Personal information
- Height: 180 cm (5 ft 11 in)
- Playing position: Winger

Senior clubs
- Years: Team
- 1958–1970: Steaua București

National team
- Years: Team / Apps / (Gls)
- 1959–1970: Romania / 88 / (142)

Medal record
Representing Romania
World Championships
| Gold medal – first place | 1961 West Germany |  |
| Gold medal – first place | 1964 Czechoslovakia |  |
| Gold medal – first place | 1970 France |  |
| Bronze medal – third place | 1967 Sweden |  |
Head coach Romania
World Championships
| Bronze medal – third place | 1990 Czechoslovakia |  |

= Cornel Oțelea =

Romanian handball player (1940–2025)

Cornel Oțelea (19 November 1940 – 22 January 2025) was a Romanian professional handball player and coach who won three World Championship titles with Romania.
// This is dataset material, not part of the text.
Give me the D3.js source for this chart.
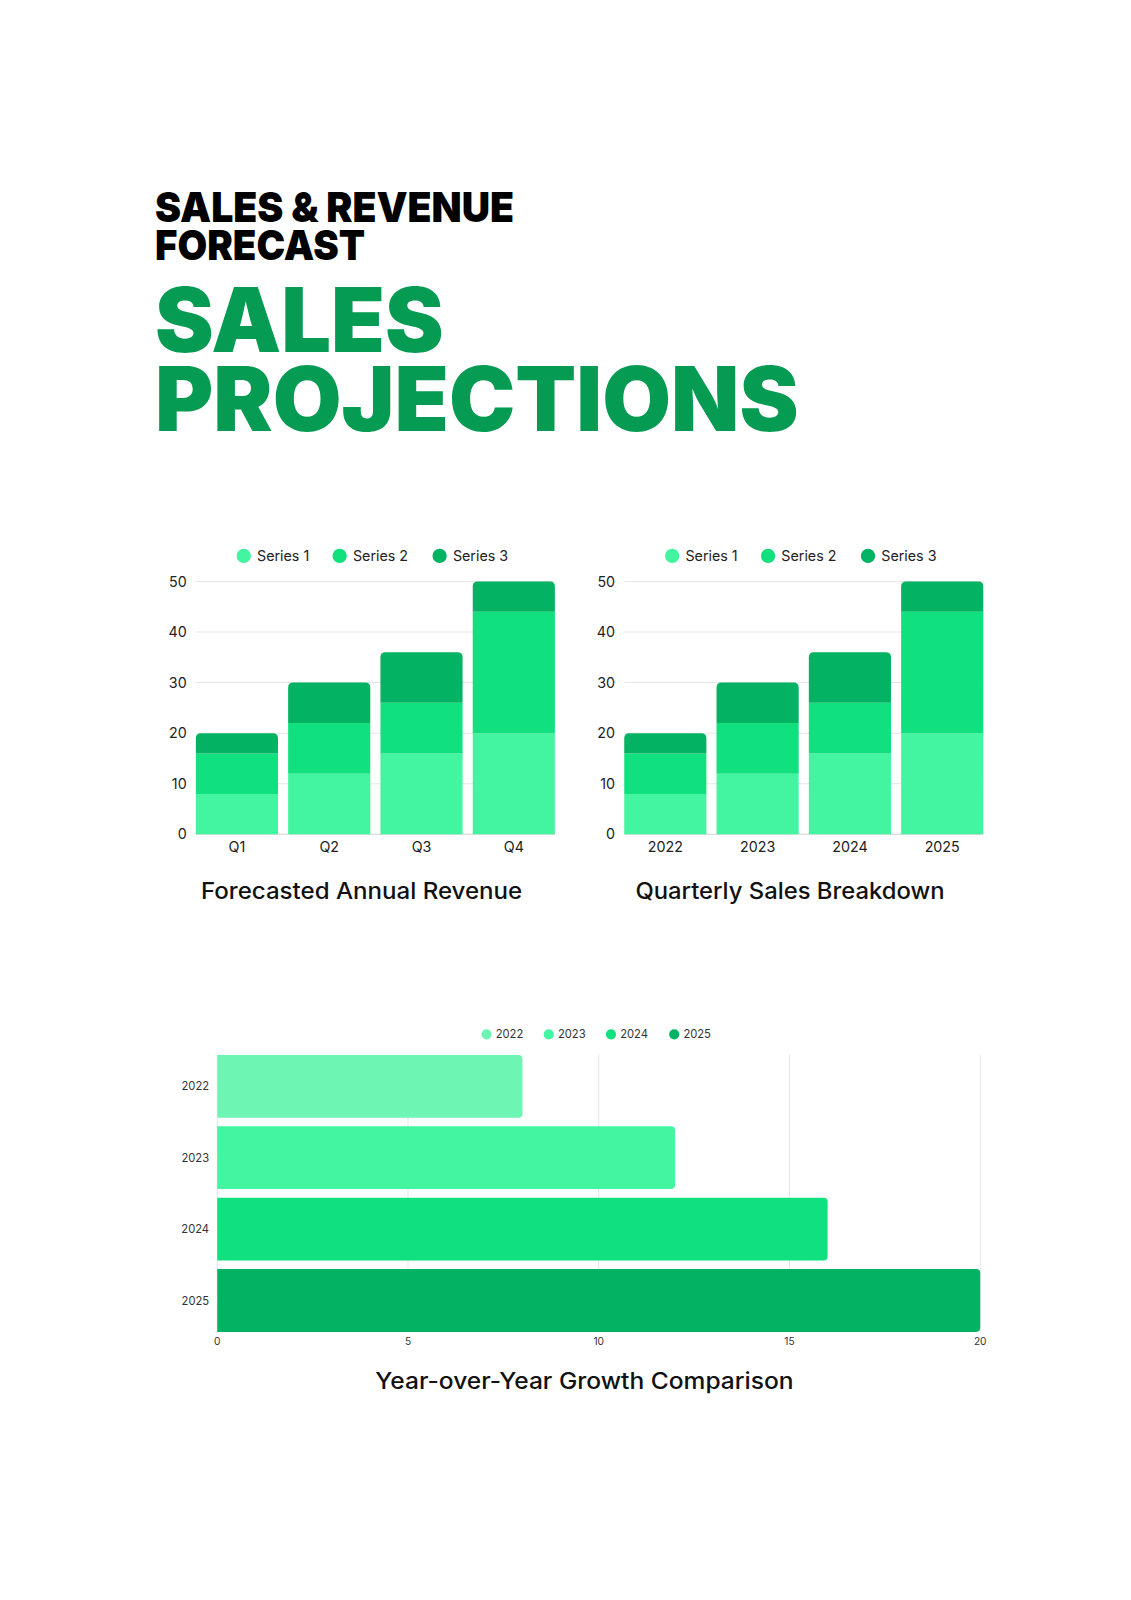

From 1993 to 1995, he served as president of the Romanian Handball Federation.

==Biography==
Oțelea won three world titles and the European Cup with Steaua București, both as a player in 1968 and as a coach in 1977. He served as head coach of Romania's national team, leading them to a bronze medal at the 1990 World Men's Handball Championship, and later coached the Romania women's national team from 2002 to 2005. He led them at the 2003 World Women's Handball Championship, where they finished 10th and at the 2004 European Women's Handball Championship, where they finished 7th.

Colonel Cornel Oțelea from the Ministry of National Defense was promoted to the rank of brigadier general (with one star), being subsequently transferred to the reserve on 31 December 1997.

Oțelea died on 22 January 2025, at the age of 84.